* BEGIN *

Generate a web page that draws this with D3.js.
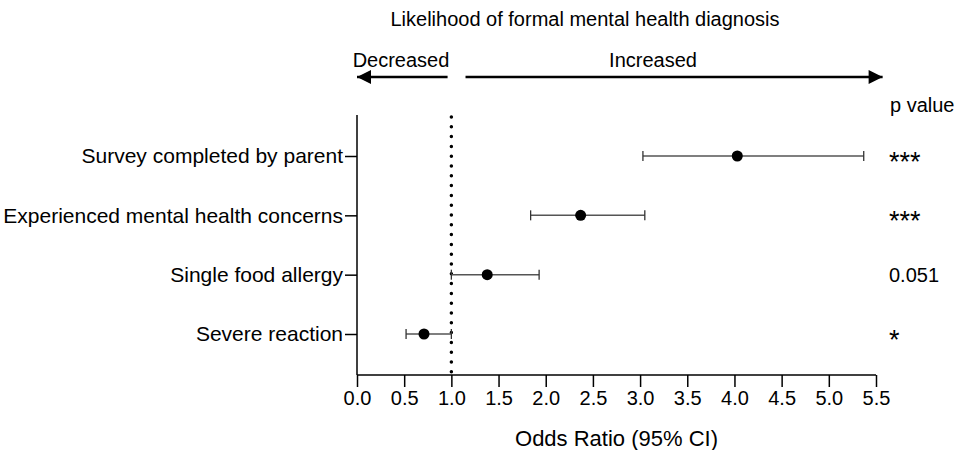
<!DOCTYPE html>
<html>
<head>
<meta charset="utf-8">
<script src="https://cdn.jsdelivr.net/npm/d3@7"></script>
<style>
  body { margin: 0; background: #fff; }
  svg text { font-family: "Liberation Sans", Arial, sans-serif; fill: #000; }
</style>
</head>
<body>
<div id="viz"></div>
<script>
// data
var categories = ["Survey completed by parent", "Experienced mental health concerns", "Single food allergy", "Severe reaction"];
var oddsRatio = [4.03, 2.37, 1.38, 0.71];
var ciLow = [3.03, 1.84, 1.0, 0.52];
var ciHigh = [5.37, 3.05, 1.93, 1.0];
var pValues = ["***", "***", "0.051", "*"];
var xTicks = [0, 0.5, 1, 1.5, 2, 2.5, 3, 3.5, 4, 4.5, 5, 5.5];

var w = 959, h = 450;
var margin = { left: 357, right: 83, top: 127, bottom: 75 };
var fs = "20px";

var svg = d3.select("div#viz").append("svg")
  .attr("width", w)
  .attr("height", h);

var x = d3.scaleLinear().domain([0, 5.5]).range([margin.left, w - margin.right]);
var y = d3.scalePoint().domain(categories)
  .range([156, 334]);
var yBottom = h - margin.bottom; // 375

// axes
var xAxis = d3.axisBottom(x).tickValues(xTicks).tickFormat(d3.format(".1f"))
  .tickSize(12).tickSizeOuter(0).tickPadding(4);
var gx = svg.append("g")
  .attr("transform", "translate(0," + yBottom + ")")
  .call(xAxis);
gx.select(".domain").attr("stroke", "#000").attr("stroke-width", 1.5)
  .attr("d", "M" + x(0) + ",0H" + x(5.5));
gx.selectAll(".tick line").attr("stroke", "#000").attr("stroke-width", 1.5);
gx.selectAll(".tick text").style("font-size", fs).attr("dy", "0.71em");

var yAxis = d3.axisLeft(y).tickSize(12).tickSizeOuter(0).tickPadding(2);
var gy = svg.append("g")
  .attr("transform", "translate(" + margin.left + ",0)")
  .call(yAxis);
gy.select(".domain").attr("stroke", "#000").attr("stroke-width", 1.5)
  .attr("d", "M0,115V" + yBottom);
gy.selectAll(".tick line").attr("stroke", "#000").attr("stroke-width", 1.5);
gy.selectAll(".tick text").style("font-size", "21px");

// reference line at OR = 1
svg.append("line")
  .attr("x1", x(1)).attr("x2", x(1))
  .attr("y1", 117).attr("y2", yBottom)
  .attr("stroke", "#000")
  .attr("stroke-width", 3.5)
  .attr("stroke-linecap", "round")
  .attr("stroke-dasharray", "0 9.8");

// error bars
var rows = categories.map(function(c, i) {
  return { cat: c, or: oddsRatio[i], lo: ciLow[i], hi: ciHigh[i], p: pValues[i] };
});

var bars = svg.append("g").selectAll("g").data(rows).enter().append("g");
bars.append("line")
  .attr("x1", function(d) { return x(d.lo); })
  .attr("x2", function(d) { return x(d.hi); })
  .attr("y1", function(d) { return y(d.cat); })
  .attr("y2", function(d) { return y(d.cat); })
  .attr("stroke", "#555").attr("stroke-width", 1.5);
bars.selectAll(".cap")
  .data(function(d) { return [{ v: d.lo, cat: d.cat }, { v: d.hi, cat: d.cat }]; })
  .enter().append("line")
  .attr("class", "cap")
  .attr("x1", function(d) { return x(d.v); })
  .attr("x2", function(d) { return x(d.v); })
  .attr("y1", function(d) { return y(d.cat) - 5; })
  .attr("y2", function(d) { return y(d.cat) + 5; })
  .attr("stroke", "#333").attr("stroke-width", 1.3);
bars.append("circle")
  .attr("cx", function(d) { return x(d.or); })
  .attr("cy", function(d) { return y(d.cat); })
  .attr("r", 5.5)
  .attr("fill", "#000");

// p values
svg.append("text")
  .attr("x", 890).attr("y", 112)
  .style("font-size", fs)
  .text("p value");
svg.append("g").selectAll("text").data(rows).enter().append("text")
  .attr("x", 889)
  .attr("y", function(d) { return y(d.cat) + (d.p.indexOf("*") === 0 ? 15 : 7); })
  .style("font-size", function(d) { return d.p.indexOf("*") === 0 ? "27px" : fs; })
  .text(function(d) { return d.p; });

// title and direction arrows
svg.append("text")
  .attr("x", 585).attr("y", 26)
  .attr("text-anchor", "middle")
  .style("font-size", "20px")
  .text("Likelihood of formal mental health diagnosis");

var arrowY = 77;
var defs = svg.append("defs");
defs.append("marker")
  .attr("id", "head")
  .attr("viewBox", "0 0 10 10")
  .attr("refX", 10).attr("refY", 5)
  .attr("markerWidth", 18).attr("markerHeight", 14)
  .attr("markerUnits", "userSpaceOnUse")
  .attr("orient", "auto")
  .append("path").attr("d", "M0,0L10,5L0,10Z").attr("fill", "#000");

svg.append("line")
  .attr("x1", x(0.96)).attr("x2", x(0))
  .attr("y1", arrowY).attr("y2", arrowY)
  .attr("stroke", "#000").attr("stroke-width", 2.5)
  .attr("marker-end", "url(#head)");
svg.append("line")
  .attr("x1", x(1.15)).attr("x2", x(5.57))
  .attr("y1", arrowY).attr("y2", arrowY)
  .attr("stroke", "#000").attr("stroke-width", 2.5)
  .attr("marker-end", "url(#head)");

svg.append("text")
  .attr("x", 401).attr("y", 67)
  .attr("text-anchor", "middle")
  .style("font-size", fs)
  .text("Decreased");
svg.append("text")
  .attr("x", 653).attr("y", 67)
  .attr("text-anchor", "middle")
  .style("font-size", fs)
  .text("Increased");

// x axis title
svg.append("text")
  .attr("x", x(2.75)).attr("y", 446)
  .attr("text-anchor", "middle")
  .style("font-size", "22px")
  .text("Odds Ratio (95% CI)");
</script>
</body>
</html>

* END *

(WHAT YOU ARE ASKED TO DO) Transcribe the full listing above exactly, with the images removed.

(THE RESPONSE)
Generate a web page that draws this with D3.js.
<!DOCTYPE html>
<html>
<head>
<meta charset="utf-8">
<script src="https://cdn.jsdelivr.net/npm/d3@7"></script>
<style>
  body { margin: 0; background: #fff; }
  svg text { font-family: "Liberation Sans", Arial, sans-serif; fill: #000; }
</style>
</head>
<body>
<div id="viz"></div>
<script>
// data
var categories = ["Survey completed by parent", "Experienced mental health concerns", "Single food allergy", "Severe reaction"];
var oddsRatio = [4.03, 2.37, 1.38, 0.71];
var ciLow = [3.03, 1.84, 1.0, 0.52];
var ciHigh = [5.37, 3.05, 1.93, 1.0];
var pValues = ["***", "***", "0.051", "*"];
var xTicks = [0, 0.5, 1, 1.5, 2, 2.5, 3, 3.5, 4, 4.5, 5, 5.5];

var w = 959, h = 450;
var margin = { left: 357, right: 83, top: 127, bottom: 75 };
var fs = "20px";

var svg = d3.select("div#viz").append("svg")
  .attr("width", w)
  .attr("height", h);

var x = d3.scaleLinear().domain([0, 5.5]).range([margin.left, w - margin.right]);
var y = d3.scalePoint().domain(categories)
  .range([156, 334]);
var yBottom = h - margin.bottom; // 375

// axes
var xAxis = d3.axisBottom(x).tickValues(xTicks).tickFormat(d3.format(".1f"))
  .tickSize(12).tickSizeOuter(0).tickPadding(4);
var gx = svg.append("g")
  .attr("transform", "translate(0," + yBottom + ")")
  .call(xAxis);
gx.select(".domain").attr("stroke", "#000").attr("stroke-width", 1.5)
  .attr("d", "M" + x(0) + ",0H" + x(5.5));
gx.selectAll(".tick line").attr("stroke", "#000").attr("stroke-width", 1.5);
gx.selectAll(".tick text").style("font-size", fs).attr("dy", "0.71em");

var yAxis = d3.axisLeft(y).tickSize(12).tickSizeOuter(0).tickPadding(2);
var gy = svg.append("g")
  .attr("transform", "translate(" + margin.left + ",0)")
  .call(yAxis);
gy.select(".domain").attr("stroke", "#000").attr("stroke-width", 1.5)
  .attr("d", "M0,115V" + yBottom);
gy.selectAll(".tick line").attr("stroke", "#000").attr("stroke-width", 1.5);
gy.selectAll(".tick text").style("font-size", "21px");

// reference line at OR = 1
svg.append("line")
  .attr("x1", x(1)).attr("x2", x(1))
  .attr("y1", 117).attr("y2", yBottom)
  .attr("stroke", "#000")
  .attr("stroke-width", 3.5)
  .attr("stroke-linecap", "round")
  .attr("stroke-dasharray", "0 9.8");

// error bars
var rows = categories.map(function(c, i) {
  return { cat: c, or: oddsRatio[i], lo: ciLow[i], hi: ciHigh[i], p: pValues[i] };
});

var bars = svg.append("g").selectAll("g").data(rows).enter().append("g");
bars.append("line")
  .attr("x1", function(d) { return x(d.lo); })
  .attr("x2", function(d) { return x(d.hi); })
  .attr("y1", function(d) { return y(d.cat); })
  .attr("y2", function(d) { return y(d.cat); })
  .attr("stroke", "#555").attr("stroke-width", 1.5);
bars.selectAll(".cap")
  .data(function(d) { return [{ v: d.lo, cat: d.cat }, { v: d.hi, cat: d.cat }]; })
  .enter().append("line")
  .attr("class", "cap")
  .attr("x1", function(d) { return x(d.v); })
  .attr("x2", function(d) { return x(d.v); })
  .attr("y1", function(d) { return y(d.cat) - 5; })
  .attr("y2", function(d) { return y(d.cat) + 5; })
  .attr("stroke", "#333").attr("stroke-width", 1.3);
bars.append("circle")
  .attr("cx", function(d) { return x(d.or); })
  .attr("cy", function(d) { return y(d.cat); })
  .attr("r", 5.5)
  .attr("fill", "#000");

// p values
svg.append("text")
  .attr("x", 890).attr("y", 112)
  .style("font-size", fs)
  .text("p value");
svg.append("g").selectAll("text").data(rows).enter().append("text")
  .attr("x", 889)
  .attr("y", function(d) { return y(d.cat) + (d.p.indexOf("*") === 0 ? 15 : 7); })
  .style("font-size", function(d) { return d.p.indexOf("*") === 0 ? "27px" : fs; })
  .text(function(d) { return d.p; });

// title and direction arrows
svg.append("text")
  .attr("x", 585).attr("y", 26)
  .attr("text-anchor", "middle")
  .style("font-size", "20px")
  .text("Likelihood of formal mental health diagnosis");

var arrowY = 77;
var defs = svg.append("defs");
defs.append("marker")
  .attr("id", "head")
  .attr("viewBox", "0 0 10 10")
  .attr("refX", 10).attr("refY", 5)
  .attr("markerWidth", 18).attr("markerHeight", 14)
  .attr("markerUnits", "userSpaceOnUse")
  .attr("orient", "auto")
  .append("path").attr("d", "M0,0L10,5L0,10Z").attr("fill", "#000");

svg.append("line")
  .attr("x1", x(0.96)).attr("x2", x(0))
  .attr("y1", arrowY).attr("y2", arrowY)
  .attr("stroke", "#000").attr("stroke-width", 2.5)
  .attr("marker-end", "url(#head)");
svg.append("line")
  .attr("x1", x(1.15)).attr("x2", x(5.57))
  .attr("y1", arrowY).attr("y2", arrowY)
  .attr("stroke", "#000").attr("stroke-width", 2.5)
  .attr("marker-end", "url(#head)");

svg.append("text")
  .attr("x", 401).attr("y", 67)
  .attr("text-anchor", "middle")
  .style("font-size", fs)
  .text("Decreased");
svg.append("text")
  .attr("x", 653).attr("y", 67)
  .attr("text-anchor", "middle")
  .style("font-size", fs)
  .text("Increased");

// x axis title
svg.append("text")
  .attr("x", x(2.75)).attr("y", 446)
  .attr("text-anchor", "middle")
  .style("font-size", "22px")
  .text("Odds Ratio (95% CI)");
</script>
</body>
</html>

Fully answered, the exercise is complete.